With the Rolex Sydney Hobart Yacht Race coming to an end a few days ago, the watchmaker once again cemented their relationship with the sport. Though the Yacht-Master model wasn't introduced until 1992, the watchmaker has been a sponsor of yachting since the 1950s, when they began their relationship with the New York Yacht Club. Today, they sponsor over 15 races throughout the year and around the world and have introduced the robust Yacht-Master II model equipped with a regatta timer complication. 

Rolex Fastnet Race 2009 (photo: Rolex/Carlo Borlenghi)
The relationship between Rolex and the world of yachting began naturally, with yachtsmen wearing Oyster Perpetual watches on the water due to their hermetically sealed Oyster cases and the reliability of the certified chronometers. British yachtsman Sir Francis Chichester wore a Rolex on his voyage around the world in 1966 and later remarked that the watch was ticking happily at the end of the voyage, despite being banged up and splashed with water. 

Since the 1950s, Rolex has tied itself to many yacht clubs and races across the globe. They sponsor the Rolex Fastnet Race out of the Royal Ocean Racing Club in England, photographed above. They are also title sponsors of the Circuito Atlántico Sur Rolex Cup out of the Yacht Club Argentino, the Rolex Middle Sea Race out of the Royal Malta Yacht Club, Les Voilles de Saint-Tropez and the Rolex China Sea Race. 

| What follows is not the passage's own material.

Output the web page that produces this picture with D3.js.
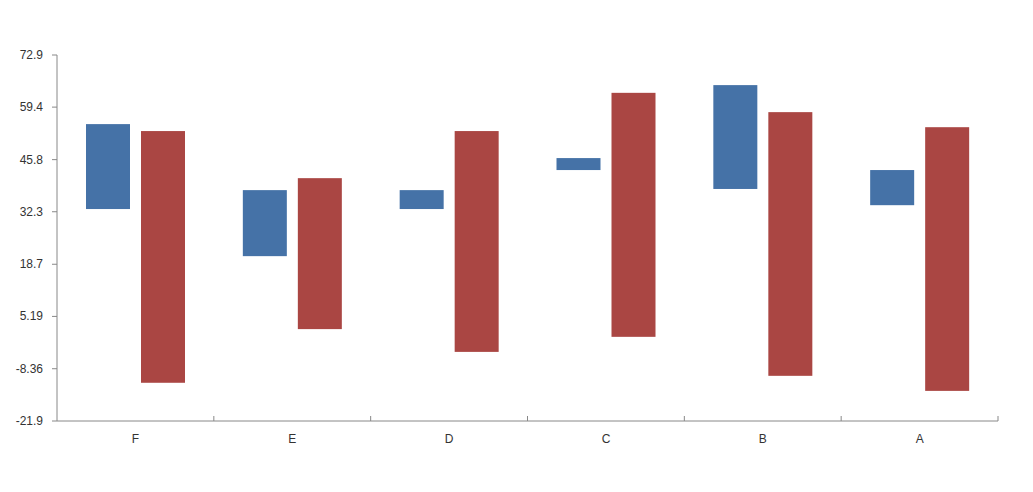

Perhaps the most visible symbol of the watchmaker's ties to yachting is their Yacht-Master II model introduced in 2007. Featuring on the fly synchronization, this formidable nautical watch allows skippers to keep time in sync with the official race time. The regatta timer functionality is made possible with the 4161 movement, manufactured in-house by Rolex specifically for the YM2. With a case size of 44 millimeters, its display is highly legible with a flair that attracts even those who may never use the skipper's watch on the high seas.